- [Aim]:
Everything from the first line to the line containing "from matplotlib.patches import Rectangle" is to be repeated exactly; nothing past it.

- [Dataset content]:

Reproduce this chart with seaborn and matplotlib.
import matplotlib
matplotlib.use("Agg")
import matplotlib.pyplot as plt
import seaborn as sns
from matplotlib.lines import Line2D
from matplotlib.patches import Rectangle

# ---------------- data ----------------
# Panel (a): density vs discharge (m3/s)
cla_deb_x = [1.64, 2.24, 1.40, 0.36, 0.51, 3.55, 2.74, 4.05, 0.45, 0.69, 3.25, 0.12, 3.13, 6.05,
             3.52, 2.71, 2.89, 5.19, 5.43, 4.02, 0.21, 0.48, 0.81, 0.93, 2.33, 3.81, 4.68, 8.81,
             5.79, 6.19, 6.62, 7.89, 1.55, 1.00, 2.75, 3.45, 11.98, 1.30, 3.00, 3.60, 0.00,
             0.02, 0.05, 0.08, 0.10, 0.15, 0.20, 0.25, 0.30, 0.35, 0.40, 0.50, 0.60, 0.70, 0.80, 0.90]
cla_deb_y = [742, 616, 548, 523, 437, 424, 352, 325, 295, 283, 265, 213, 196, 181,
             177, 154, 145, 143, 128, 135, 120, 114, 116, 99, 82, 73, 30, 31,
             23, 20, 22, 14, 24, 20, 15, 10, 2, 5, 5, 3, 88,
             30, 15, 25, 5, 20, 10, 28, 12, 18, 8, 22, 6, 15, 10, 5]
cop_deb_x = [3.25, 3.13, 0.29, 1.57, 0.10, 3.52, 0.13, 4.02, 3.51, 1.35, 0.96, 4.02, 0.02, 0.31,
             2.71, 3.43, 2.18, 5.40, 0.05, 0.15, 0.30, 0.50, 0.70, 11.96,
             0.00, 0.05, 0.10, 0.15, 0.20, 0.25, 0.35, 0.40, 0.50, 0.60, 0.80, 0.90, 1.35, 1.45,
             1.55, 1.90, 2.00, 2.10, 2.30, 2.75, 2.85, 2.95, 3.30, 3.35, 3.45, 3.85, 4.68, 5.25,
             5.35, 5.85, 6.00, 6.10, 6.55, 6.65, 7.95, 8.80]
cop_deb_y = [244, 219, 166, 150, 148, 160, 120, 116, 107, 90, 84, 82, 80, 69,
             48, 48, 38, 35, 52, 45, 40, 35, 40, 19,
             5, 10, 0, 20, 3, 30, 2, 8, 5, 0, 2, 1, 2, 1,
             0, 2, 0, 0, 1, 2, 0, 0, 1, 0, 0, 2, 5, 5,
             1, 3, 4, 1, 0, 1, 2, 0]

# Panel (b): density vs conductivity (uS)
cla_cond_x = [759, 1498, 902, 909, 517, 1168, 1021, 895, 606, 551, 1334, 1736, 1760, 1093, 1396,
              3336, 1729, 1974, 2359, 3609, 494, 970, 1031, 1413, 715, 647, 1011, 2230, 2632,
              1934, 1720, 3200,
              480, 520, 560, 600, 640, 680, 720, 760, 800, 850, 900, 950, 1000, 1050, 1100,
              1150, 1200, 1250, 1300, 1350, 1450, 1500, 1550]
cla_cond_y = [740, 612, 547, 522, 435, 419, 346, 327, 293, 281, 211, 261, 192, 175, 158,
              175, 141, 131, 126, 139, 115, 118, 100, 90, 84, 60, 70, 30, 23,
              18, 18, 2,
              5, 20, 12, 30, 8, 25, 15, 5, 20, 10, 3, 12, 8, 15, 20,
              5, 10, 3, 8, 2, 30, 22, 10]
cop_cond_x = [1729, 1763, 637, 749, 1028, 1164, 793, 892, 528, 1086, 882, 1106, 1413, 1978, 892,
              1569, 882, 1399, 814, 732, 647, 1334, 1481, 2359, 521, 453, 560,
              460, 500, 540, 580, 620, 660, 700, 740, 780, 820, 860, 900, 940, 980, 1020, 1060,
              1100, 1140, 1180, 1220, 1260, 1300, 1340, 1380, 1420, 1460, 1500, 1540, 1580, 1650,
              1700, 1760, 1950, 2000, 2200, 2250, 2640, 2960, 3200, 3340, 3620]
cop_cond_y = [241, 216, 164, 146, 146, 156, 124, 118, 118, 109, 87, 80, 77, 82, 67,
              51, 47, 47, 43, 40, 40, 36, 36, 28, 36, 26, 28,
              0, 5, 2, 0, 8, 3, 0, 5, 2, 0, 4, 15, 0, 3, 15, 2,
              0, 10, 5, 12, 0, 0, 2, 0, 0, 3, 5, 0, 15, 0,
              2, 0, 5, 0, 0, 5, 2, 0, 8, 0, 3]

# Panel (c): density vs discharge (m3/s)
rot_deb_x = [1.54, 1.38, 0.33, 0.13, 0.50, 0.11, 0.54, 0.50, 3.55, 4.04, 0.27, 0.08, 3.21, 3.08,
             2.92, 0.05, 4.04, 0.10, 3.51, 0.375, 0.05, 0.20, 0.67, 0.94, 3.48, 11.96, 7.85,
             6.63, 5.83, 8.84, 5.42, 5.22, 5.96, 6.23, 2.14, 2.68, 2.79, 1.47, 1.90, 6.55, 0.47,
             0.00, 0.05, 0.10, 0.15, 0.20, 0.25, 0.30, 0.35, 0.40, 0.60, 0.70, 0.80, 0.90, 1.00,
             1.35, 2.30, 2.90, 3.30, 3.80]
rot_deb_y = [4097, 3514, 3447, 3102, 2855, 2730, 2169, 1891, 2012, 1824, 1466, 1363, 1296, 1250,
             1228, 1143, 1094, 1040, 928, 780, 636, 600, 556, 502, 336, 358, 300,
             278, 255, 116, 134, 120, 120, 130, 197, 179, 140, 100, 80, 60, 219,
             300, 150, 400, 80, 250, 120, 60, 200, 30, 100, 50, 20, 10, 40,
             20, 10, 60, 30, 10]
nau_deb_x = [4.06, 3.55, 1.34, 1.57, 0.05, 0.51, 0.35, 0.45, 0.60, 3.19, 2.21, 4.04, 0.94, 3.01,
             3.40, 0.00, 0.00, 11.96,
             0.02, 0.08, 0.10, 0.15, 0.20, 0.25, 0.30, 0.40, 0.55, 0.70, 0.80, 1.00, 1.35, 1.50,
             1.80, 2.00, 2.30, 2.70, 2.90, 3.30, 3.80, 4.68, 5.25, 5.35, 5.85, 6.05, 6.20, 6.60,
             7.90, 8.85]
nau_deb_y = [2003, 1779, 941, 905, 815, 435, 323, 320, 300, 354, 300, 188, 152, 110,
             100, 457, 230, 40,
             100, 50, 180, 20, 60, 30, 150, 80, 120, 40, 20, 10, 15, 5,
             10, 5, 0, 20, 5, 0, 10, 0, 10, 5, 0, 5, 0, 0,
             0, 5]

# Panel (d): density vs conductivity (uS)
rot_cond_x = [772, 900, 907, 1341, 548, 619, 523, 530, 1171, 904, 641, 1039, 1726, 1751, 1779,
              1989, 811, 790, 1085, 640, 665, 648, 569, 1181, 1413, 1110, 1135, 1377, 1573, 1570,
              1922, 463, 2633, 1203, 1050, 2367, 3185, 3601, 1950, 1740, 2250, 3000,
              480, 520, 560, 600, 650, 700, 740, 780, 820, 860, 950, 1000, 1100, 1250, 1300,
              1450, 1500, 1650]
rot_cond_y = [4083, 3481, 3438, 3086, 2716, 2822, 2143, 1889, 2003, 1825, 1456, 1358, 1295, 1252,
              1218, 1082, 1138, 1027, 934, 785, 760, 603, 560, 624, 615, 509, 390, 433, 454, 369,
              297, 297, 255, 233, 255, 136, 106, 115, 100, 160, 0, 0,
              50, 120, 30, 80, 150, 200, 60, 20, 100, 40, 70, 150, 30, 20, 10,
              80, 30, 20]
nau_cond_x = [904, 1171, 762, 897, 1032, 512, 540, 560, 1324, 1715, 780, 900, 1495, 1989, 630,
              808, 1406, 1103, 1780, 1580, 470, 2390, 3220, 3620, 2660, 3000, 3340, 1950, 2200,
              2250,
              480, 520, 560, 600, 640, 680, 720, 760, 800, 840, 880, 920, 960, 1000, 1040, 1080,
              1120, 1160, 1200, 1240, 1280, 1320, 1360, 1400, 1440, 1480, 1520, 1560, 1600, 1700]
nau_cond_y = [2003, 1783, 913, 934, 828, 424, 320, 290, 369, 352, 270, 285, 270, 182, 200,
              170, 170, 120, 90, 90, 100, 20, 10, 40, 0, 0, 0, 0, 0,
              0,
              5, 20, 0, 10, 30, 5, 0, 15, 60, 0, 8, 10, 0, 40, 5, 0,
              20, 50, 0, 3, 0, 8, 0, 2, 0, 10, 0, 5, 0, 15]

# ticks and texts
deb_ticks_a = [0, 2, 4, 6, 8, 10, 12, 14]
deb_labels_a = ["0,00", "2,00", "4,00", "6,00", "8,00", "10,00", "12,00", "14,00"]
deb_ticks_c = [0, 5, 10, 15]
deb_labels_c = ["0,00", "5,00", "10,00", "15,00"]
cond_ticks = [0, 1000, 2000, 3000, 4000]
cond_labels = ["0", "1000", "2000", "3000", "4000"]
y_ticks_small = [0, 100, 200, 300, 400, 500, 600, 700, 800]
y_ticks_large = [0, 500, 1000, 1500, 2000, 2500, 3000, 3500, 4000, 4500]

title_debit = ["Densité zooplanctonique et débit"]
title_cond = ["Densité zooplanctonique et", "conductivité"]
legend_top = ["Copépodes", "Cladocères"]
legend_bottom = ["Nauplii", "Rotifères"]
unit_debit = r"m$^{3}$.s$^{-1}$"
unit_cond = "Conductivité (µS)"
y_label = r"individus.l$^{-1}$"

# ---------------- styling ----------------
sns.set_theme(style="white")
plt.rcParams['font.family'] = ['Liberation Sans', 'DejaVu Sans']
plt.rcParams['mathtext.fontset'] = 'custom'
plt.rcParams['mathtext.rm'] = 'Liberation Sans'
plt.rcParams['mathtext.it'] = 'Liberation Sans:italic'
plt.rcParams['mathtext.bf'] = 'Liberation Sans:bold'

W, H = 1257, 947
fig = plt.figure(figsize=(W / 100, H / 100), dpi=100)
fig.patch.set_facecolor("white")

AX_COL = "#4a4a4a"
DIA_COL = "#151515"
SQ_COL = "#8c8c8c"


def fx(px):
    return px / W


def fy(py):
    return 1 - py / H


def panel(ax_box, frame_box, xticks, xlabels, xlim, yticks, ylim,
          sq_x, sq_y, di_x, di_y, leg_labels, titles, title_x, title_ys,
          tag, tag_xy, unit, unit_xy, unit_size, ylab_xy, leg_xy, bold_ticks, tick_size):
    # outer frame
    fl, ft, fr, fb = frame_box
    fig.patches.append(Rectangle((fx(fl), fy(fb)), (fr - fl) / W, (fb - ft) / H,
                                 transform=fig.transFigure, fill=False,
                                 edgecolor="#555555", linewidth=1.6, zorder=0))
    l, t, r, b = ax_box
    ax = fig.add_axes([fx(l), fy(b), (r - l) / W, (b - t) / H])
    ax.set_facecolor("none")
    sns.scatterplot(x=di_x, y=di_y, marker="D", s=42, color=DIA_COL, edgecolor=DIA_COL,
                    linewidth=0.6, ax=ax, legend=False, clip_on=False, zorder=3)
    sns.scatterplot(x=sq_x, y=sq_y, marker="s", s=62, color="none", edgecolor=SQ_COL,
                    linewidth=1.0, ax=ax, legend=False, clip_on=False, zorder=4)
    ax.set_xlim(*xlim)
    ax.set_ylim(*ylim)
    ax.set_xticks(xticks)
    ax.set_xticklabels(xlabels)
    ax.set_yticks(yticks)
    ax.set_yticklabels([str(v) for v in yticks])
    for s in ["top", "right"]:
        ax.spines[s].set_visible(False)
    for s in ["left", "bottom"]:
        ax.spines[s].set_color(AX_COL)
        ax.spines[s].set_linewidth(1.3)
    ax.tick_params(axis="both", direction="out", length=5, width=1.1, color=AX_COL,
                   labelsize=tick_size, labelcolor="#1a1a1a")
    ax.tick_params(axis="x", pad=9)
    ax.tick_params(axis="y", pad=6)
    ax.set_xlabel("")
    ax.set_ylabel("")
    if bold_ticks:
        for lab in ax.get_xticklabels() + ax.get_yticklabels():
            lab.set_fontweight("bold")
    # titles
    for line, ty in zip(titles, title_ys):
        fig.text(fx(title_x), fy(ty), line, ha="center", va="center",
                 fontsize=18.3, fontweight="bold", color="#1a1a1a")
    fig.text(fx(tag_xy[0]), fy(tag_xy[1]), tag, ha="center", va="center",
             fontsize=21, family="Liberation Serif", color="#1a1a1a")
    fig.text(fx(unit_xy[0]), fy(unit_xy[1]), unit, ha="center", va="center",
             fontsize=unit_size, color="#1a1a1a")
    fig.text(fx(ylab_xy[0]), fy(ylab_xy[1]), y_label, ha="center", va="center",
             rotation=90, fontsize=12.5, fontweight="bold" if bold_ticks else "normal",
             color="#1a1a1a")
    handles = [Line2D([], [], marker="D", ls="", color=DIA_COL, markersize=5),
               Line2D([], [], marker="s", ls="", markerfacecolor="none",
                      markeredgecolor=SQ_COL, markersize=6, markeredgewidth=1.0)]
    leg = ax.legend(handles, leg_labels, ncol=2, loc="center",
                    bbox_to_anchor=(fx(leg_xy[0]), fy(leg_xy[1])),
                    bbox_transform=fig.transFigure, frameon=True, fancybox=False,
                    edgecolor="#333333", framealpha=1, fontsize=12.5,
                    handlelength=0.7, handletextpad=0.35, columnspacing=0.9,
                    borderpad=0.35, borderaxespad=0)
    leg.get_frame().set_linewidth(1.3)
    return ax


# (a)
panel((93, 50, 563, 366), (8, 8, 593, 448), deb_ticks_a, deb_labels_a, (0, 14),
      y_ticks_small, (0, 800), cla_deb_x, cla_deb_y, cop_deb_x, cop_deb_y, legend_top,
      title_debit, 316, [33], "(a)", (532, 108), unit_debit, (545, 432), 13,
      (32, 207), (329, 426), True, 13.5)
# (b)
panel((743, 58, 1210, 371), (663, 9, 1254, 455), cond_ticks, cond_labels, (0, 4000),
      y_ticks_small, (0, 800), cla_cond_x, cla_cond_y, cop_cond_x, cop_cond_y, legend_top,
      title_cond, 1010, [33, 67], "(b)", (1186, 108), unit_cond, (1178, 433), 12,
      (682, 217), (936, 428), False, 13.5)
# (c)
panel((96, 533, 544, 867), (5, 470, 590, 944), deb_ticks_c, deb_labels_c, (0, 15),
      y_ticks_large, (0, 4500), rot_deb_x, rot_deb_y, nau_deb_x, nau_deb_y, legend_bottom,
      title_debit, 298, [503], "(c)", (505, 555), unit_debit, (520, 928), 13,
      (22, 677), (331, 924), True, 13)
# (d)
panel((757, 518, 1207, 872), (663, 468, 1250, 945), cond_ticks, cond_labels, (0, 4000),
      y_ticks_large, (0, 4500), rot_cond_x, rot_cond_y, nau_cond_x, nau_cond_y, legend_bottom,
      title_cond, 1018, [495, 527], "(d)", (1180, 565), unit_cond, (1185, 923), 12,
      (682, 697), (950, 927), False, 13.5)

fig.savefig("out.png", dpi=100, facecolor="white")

- [In response]:
Reproduce this chart with seaborn and matplotlib.
import matplotlib
matplotlib.use("Agg")
import matplotlib.pyplot as plt
import seaborn as sns
from matplotlib.lines import Line2D
from matplotlib.patches import Rectangle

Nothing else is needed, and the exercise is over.